Argument 5 : The True Power of AI Is in Adaptation — But Wrappers Lock It Into Static Workflows
AI’s unique strength is its ability to learn and adapt continuously. With every interaction, it can refine responses, personalize workflows, and improve both top and low performers — compounding efficiency over time.
Wrappers, however, constrain this potential. By hardcoding prompts and rigid workflows, they replicate the old software paradigm: standardized, one-size-fits-all processes. This strips AI of its adaptive advantage and locks organizations into static logic that quickly becomes obsolete.
In effect, wrappers force AI to behave like traditional software — limiting dynamism, reducing differentiation, and preventing enterprises from realizing AI’s true compounding power.
Evidences
- The AI Agents Reality Check (Cre4T3Tiv3) is a rigorous benchmark designed to quantify the difference between true autonomous agents and simpler “wrapper” or prompt-chained systems. In the standard 5-iteration evaluation, Real Agents achieved ~ 93% success vs ~ 20-26% for Wrappers, with much higher context retention and lower cost per successful task. Under stress tests (tool failures, unstable networks), Wrappers’ performance collapsed (~ 20-25%), while Real Agents held up at ~ 75%.
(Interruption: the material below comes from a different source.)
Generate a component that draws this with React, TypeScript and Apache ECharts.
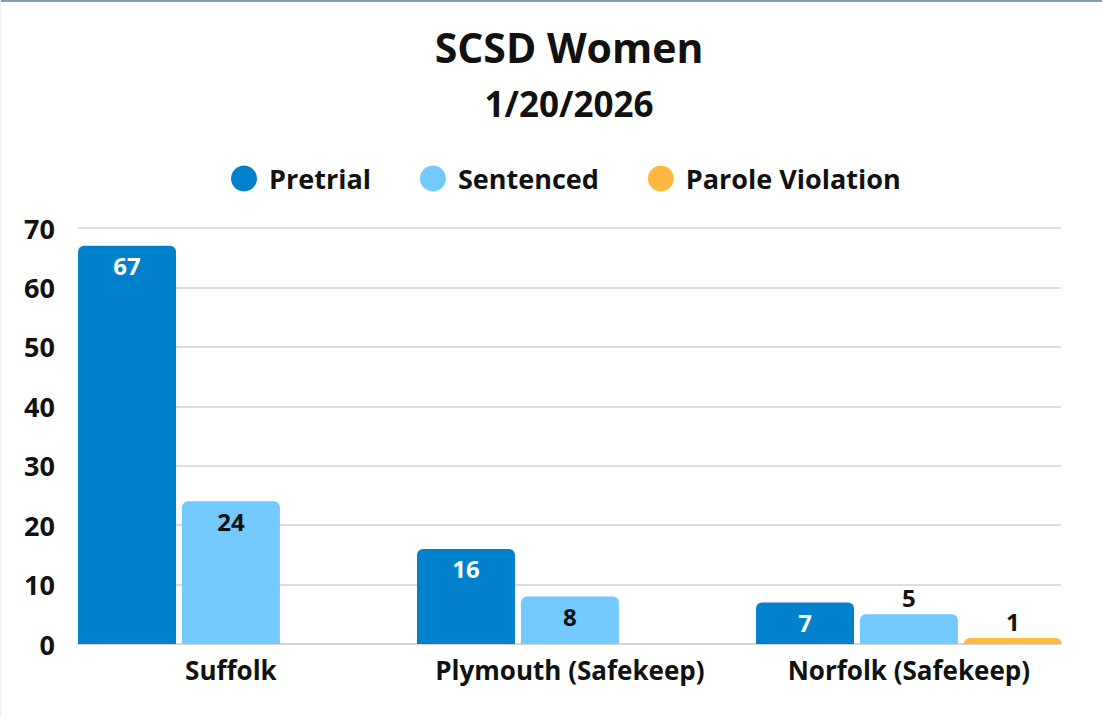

- Industry is moving towards “Agentic RAG” and “dynamic Agents” that can dynamically plan, reflect, adjust retrieval strategies etc. This adaptability improves how well they handle varied input or changing requirements.
Final Thoughts,
The short-lived utility of AI wrapper companies highlights a deeper truth: the real value in enterprise AI doesn’t come from thin layers of prompts and integrations, but from durable ownership of intelligence itself. Model providers are already absorbing wrappers’ advantages, shifting toward adaptive agents, embedding tool use, and capturing the economic upside of outcomes rather than tokens. At the same time, enterprises are recognizing the existential risks of outsourcing their workflows and data to external APIs, and are beginning to build or fine-tune models in-house to protect their competitive edge.
Wrappers, by design, freeze AI’s potential into static workflows—robbing it of its adaptive power and leaving businesses exposed to commoditization. The companies that win in the next wave of AI won’t be those building wrappers around someone else’s intelligence, but those who take control of their own models, data, and infrastructure. In other words, the future of enterprise AI will belong to those who treat AI not as an outsourced API, but as a sovereign capability.